# start of Material to process

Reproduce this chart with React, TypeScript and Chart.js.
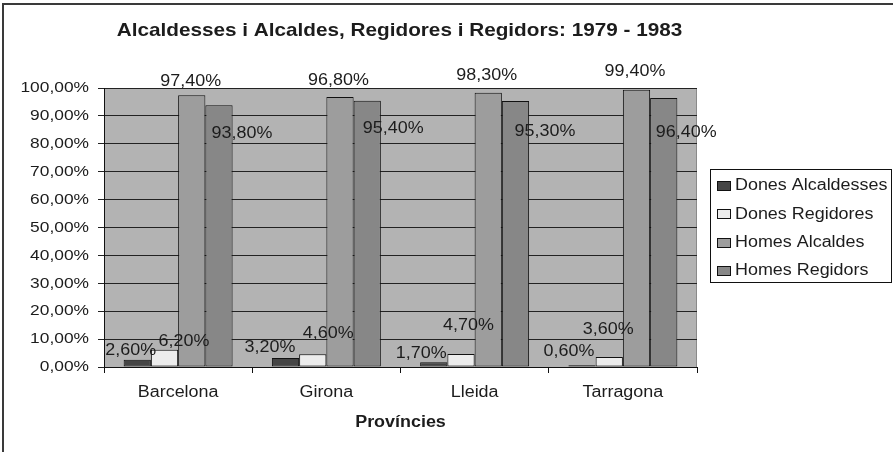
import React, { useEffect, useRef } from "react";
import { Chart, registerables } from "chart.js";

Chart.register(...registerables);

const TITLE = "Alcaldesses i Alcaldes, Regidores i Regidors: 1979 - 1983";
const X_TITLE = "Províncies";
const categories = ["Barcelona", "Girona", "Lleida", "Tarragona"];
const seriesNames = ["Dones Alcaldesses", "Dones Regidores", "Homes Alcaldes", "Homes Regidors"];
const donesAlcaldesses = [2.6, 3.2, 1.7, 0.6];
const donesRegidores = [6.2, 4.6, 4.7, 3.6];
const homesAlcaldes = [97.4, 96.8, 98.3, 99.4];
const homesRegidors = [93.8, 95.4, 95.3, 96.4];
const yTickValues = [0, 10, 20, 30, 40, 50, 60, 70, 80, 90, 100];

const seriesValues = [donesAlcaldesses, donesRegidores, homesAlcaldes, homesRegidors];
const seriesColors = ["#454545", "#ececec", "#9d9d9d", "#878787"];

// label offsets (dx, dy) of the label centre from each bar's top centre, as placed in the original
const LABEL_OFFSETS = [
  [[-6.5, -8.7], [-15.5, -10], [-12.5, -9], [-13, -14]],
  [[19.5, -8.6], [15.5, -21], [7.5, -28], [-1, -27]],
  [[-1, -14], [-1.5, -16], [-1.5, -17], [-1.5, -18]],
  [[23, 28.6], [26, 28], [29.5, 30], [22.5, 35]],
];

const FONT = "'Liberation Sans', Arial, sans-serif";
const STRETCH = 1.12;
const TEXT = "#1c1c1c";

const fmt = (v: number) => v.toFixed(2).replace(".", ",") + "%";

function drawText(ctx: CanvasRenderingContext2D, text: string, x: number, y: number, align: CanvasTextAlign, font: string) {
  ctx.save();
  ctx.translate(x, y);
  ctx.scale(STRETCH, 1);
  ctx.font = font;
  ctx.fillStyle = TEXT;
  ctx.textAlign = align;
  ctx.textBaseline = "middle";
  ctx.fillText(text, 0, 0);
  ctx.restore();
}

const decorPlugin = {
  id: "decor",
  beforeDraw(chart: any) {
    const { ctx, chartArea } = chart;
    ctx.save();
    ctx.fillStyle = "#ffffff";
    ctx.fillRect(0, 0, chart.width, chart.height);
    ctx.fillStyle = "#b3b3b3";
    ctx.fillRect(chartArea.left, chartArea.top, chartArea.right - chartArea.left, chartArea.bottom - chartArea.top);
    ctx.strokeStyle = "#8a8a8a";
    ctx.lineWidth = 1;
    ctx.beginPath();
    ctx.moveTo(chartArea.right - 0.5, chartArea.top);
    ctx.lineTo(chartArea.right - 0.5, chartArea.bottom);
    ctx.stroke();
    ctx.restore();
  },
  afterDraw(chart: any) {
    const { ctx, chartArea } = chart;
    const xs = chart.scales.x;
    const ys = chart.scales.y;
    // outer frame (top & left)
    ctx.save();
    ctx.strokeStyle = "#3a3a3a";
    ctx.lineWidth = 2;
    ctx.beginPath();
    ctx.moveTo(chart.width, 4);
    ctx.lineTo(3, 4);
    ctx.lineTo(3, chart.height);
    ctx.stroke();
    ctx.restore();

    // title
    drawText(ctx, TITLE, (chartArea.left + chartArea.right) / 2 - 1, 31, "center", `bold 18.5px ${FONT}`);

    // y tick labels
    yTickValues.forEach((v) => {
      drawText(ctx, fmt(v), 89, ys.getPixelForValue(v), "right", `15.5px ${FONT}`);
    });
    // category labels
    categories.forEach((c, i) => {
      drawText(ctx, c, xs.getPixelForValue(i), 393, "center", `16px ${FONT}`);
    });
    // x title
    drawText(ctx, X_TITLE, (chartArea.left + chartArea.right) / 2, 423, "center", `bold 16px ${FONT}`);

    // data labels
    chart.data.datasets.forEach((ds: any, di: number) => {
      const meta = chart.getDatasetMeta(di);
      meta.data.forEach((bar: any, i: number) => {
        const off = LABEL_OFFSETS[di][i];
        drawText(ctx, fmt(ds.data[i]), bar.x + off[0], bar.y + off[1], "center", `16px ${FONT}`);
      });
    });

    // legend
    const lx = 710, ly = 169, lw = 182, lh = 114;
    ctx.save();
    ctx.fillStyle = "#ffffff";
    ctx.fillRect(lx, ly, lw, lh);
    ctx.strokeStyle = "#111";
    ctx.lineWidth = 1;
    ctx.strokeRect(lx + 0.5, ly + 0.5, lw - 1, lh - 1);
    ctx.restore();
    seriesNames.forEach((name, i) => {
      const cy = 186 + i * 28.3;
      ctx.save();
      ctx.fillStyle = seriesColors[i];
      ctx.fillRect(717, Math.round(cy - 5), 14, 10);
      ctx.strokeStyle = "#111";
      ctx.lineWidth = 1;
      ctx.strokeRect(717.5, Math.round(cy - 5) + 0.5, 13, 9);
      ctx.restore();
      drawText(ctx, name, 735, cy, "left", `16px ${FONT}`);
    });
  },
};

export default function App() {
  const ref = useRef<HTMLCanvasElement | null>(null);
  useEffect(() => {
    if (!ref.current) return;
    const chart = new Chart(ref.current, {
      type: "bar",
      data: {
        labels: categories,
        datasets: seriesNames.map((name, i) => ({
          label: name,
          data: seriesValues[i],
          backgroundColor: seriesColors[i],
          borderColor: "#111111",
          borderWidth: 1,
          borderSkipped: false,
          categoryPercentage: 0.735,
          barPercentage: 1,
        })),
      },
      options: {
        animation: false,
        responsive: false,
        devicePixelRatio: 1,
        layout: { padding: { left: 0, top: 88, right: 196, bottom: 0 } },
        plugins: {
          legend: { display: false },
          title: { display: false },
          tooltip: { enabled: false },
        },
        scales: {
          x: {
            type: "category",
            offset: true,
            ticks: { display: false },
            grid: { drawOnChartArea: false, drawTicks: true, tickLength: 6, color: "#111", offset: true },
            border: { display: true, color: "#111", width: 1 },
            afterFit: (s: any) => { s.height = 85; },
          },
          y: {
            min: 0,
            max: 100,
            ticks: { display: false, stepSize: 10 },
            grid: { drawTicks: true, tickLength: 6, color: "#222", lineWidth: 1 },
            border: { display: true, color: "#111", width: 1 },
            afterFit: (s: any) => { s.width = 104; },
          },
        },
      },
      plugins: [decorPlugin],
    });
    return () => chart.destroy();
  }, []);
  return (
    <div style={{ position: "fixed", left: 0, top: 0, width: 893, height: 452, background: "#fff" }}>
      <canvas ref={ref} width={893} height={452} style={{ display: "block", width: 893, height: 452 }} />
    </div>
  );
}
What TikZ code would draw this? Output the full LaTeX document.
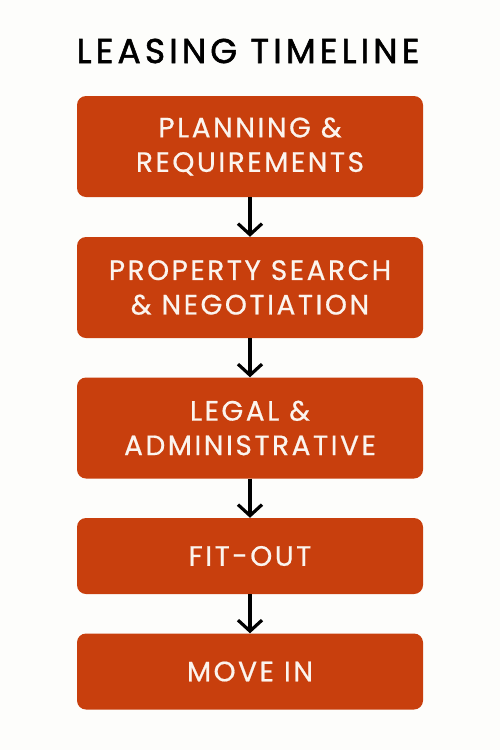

# end of Material to process

[Request]: Copy the data exactly. Any picture it contains is to be omitted.

[Solution]:
Reproduce this chart with React, TypeScript and Chart.js.
import React, { useEffect, useRef } from "react";
import { Chart, registerables } from "chart.js";

Chart.register(...registerables);

const TITLE = "Alcaldesses i Alcaldes, Regidores i Regidors: 1979 - 1983";
const X_TITLE = "Províncies";
const categories = ["Barcelona", "Girona", "Lleida", "Tarragona"];
const seriesNames = ["Dones Alcaldesses", "Dones Regidores", "Homes Alcaldes", "Homes Regidors"];
const donesAlcaldesses = [2.6, 3.2, 1.7, 0.6];
const donesRegidores = [6.2, 4.6, 4.7, 3.6];
const homesAlcaldes = [97.4, 96.8, 98.3, 99.4];
const homesRegidors = [93.8, 95.4, 95.3, 96.4];
const yTickValues = [0, 10, 20, 30, 40, 50, 60, 70, 80, 90, 100];

const seriesValues = [donesAlcaldesses, donesRegidores, homesAlcaldes, homesRegidors];
const seriesColors = ["#454545", "#ececec", "#9d9d9d", "#878787"];

// label offsets (dx, dy) of the label centre from each bar's top centre, as placed in the original
const LABEL_OFFSETS = [
  [[-6.5, -8.7], [-15.5, -10], [-12.5, -9], [-13, -14]],
  [[19.5, -8.6], [15.5, -21], [7.5, -28], [-1, -27]],
  [[-1, -14], [-1.5, -16], [-1.5, -17], [-1.5, -18]],
  [[23, 28.6], [26, 28], [29.5, 30], [22.5, 35]],
];

const FONT = "'Liberation Sans', Arial, sans-serif";
const STRETCH = 1.12;
const TEXT = "#1c1c1c";

const fmt = (v: number) => v.toFixed(2).replace(".", ",") + "%";

function drawText(ctx: CanvasRenderingContext2D, text: string, x: number, y: number, align: CanvasTextAlign, font: string) {
  ctx.save();
  ctx.translate(x, y);
  ctx.scale(STRETCH, 1);
  ctx.font = font;
  ctx.fillStyle = TEXT;
  ctx.textAlign = align;
  ctx.textBaseline = "middle";
  ctx.fillText(text, 0, 0);
  ctx.restore();
}

const decorPlugin = {
  id: "decor",
  beforeDraw(chart: any) {
    const { ctx, chartArea } = chart;
    ctx.save();
    ctx.fillStyle = "#ffffff";
    ctx.fillRect(0, 0, chart.width, chart.height);
    ctx.fillStyle = "#b3b3b3";
    ctx.fillRect(chartArea.left, chartArea.top, chartArea.right - chartArea.left, chartArea.bottom - chartArea.top);
    ctx.strokeStyle = "#8a8a8a";
    ctx.lineWidth = 1;
    ctx.beginPath();
    ctx.moveTo(chartArea.right - 0.5, chartArea.top);
    ctx.lineTo(chartArea.right - 0.5, chartArea.bottom);
    ctx.stroke();
    ctx.restore();
  },
  afterDraw(chart: any) {
    const { ctx, chartArea } = chart;
    const xs = chart.scales.x;
    const ys = chart.scales.y;
    // outer frame (top & left)
    ctx.save();
    ctx.strokeStyle = "#3a3a3a";
    ctx.lineWidth = 2;
    ctx.beginPath();
    ctx.moveTo(chart.width, 4);
    ctx.lineTo(3, 4);
    ctx.lineTo(3, chart.height);
    ctx.stroke();
    ctx.restore();

    // title
    drawText(ctx, TITLE, (chartArea.left + chartArea.right) / 2 - 1, 31, "center", `bold 18.5px ${FONT}`);

    // y tick labels
    yTickValues.forEach((v) => {
      drawText(ctx, fmt(v), 89, ys.getPixelForValue(v), "right", `15.5px ${FONT}`);
    });
    // category labels
    categories.forEach((c, i) => {
      drawText(ctx, c, xs.getPixelForValue(i), 393, "center", `16px ${FONT}`);
    });
    // x title
    drawText(ctx, X_TITLE, (chartArea.left + chartArea.right) / 2, 423, "center", `bold 16px ${FONT}`);

    // data labels
    chart.data.datasets.forEach((ds: any, di: number) => {
      const meta = chart.getDatasetMeta(di);
      meta.data.forEach((bar: any, i: number) => {
        const off = LABEL_OFFSETS[di][i];
        drawText(ctx, fmt(ds.data[i]), bar.x + off[0], bar.y + off[1], "center", `16px ${FONT}`);
      });
    });

    // legend
    const lx = 710, ly = 169, lw = 182, lh = 114;
    ctx.save();
    ctx.fillStyle = "#ffffff";
    ctx.fillRect(lx, ly, lw, lh);
    ctx.strokeStyle = "#111";
    ctx.lineWidth = 1;
    ctx.strokeRect(lx + 0.5, ly + 0.5, lw - 1, lh - 1);
    ctx.restore();
    seriesNames.forEach((name, i) => {
      const cy = 186 + i * 28.3;
      ctx.save();
      ctx.fillStyle = seriesColors[i];
      ctx.fillRect(717, Math.round(cy - 5), 14, 10);
      ctx.strokeStyle = "#111";
      ctx.lineWidth = 1;
      ctx.strokeRect(717.5, Math.round(cy - 5) + 0.5, 13, 9);
      ctx.restore();
      drawText(ctx, name, 735, cy, "left", `16px ${FONT}`);
    });
  },
};

export default function App() {
  const ref = useRef<HTMLCanvasElement | null>(null);
  useEffect(() => {
    if (!ref.current) return;
    const chart = new Chart(ref.current, {
      type: "bar",
      data: {
        labels: categories,
        datasets: seriesNames.map((name, i) => ({
          label: name,
          data: seriesValues[i],
          backgroundColor: seriesColors[i],
          borderColor: "#111111",
          borderWidth: 1,
          borderSkipped: false,
          categoryPercentage: 0.735,
          barPercentage: 1,
        })),
      },
      options: {
        animation: false,
        responsive: false,
        devicePixelRatio: 1,
        layout: { padding: { left: 0, top: 88, right: 196, bottom: 0 } },
        plugins: {
          legend: { display: false },
          title: { display: false },
          tooltip: { enabled: false },
        },
        scales: {
          x: {
            type: "category",
            offset: true,
            ticks: { display: false },
            grid: { drawOnChartArea: false, drawTicks: true, tickLength: 6, color: "#111", offset: true },
            border: { display: true, color: "#111", width: 1 },
            afterFit: (s: any) => { s.height = 85; },
          },
          y: {
            min: 0,
            max: 100,
            ticks: { display: false, stepSize: 10 },
            grid: { drawTicks: true, tickLength: 6, color: "#222", lineWidth: 1 },
            border: { display: true, color: "#111", width: 1 },
            afterFit: (s: any) => { s.width = 104; },
          },
        },
      },
      plugins: [decorPlugin],
    });
    return () => chart.destroy();
  }, []);
  return (
    <div style={{ position: "fixed", left: 0, top: 0, width: 893, height: 452, background: "#fff" }}>
      <canvas ref={ref} width={893} height={452} style={{ display: "block", width: 893, height: 452 }} />
    </div>
  );
}
What TikZ code would draw this? Output the full LaTeX document.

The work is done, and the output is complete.